I could probably go on and on about why I think the iPhone is a great phone, but I honestly think it transcends a simple phone handset now. It is positioning itself as a hyper mobile personal computer, as the raw device is very capable, quite feature rich and with a staggering ecosystem of applications just a click away – there isn’t a lot it can’t do.
Without a doubt, it is the best mobile phone I have ever owned and it wins by a significant margin.
Tina wants one bad!!
Her shitty Telstra flip phone is a few years old and survived the washing machine a while back under protest.
How do you find the usage charges for net access?
Cam
Claire & I are both on a $69/month plan from Vodafone, which includes 500Mb of data per month.
I use the internet regularly and I’ve never gone over it, but I make a point of not ‘downloading’ things on my phone though when using the 3G part of your phone.

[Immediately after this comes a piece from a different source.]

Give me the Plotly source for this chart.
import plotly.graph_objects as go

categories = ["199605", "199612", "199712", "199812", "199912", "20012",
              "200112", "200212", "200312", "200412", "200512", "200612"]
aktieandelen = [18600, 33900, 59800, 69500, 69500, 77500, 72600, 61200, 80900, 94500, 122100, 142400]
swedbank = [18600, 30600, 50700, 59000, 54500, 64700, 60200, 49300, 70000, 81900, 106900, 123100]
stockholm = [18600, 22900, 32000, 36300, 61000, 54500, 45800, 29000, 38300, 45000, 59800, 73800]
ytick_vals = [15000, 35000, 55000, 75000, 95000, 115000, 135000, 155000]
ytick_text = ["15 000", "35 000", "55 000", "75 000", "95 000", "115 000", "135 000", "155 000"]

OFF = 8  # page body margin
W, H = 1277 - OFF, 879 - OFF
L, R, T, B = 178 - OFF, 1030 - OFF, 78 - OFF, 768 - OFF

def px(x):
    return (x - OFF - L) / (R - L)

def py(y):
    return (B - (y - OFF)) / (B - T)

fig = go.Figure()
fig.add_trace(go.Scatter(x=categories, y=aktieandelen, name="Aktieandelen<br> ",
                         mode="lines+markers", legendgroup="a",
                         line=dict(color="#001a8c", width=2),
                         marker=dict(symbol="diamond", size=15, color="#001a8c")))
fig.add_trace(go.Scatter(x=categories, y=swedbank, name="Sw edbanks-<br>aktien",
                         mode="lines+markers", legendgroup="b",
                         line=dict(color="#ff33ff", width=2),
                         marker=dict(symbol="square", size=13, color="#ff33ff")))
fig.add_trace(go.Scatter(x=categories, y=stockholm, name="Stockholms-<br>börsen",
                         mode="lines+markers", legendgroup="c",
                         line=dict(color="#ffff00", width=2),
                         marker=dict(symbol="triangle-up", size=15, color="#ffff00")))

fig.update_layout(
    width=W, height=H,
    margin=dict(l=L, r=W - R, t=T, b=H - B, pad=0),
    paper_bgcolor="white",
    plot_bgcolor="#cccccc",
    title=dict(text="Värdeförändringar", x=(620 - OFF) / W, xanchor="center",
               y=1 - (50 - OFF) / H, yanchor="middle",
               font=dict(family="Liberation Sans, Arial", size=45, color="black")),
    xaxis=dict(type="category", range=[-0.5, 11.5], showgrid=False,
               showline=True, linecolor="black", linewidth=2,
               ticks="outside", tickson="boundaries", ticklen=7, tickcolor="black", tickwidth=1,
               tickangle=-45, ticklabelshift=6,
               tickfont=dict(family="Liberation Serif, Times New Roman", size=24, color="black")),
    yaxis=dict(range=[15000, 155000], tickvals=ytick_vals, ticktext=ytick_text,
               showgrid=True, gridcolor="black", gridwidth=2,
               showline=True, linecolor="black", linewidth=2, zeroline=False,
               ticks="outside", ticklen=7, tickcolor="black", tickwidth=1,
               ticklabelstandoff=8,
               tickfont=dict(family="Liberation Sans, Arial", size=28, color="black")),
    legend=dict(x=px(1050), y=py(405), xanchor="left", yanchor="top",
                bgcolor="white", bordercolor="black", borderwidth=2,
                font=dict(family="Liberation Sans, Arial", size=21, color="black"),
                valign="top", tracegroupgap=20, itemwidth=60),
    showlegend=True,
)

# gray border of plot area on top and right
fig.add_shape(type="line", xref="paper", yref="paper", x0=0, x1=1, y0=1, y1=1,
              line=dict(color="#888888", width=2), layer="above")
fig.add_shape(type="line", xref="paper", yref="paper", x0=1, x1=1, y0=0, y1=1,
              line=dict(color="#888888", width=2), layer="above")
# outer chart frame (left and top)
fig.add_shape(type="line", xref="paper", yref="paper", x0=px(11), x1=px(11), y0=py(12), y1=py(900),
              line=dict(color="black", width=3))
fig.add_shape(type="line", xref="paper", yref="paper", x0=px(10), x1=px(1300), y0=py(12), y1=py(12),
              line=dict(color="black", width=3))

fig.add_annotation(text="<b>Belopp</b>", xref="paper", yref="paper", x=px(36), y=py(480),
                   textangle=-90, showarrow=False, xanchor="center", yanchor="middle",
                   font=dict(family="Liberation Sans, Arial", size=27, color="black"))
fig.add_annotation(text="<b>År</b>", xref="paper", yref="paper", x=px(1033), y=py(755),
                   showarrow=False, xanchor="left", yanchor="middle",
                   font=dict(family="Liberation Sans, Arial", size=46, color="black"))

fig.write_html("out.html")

Probably the easiest thing you can do to lower your data usage is to enable wifi on your iPhone. Every time you go to use the internet, it’ll prompt you which wireless networks are available that you’d like to connect to. If none are available or all are secured (how rude) – it’ll fall back to 3G.
I have the wifi enabled on our ADSL router at home, so whenever where within throwing distance of home and using the internet for something – it never counts towards our 3G data usage.
Ooooooooooooh iphone, you are my friend :) *singing*
My brother is a geek!!
But I have to agree the iphone is great. Tam has one and loves it and I want one for work.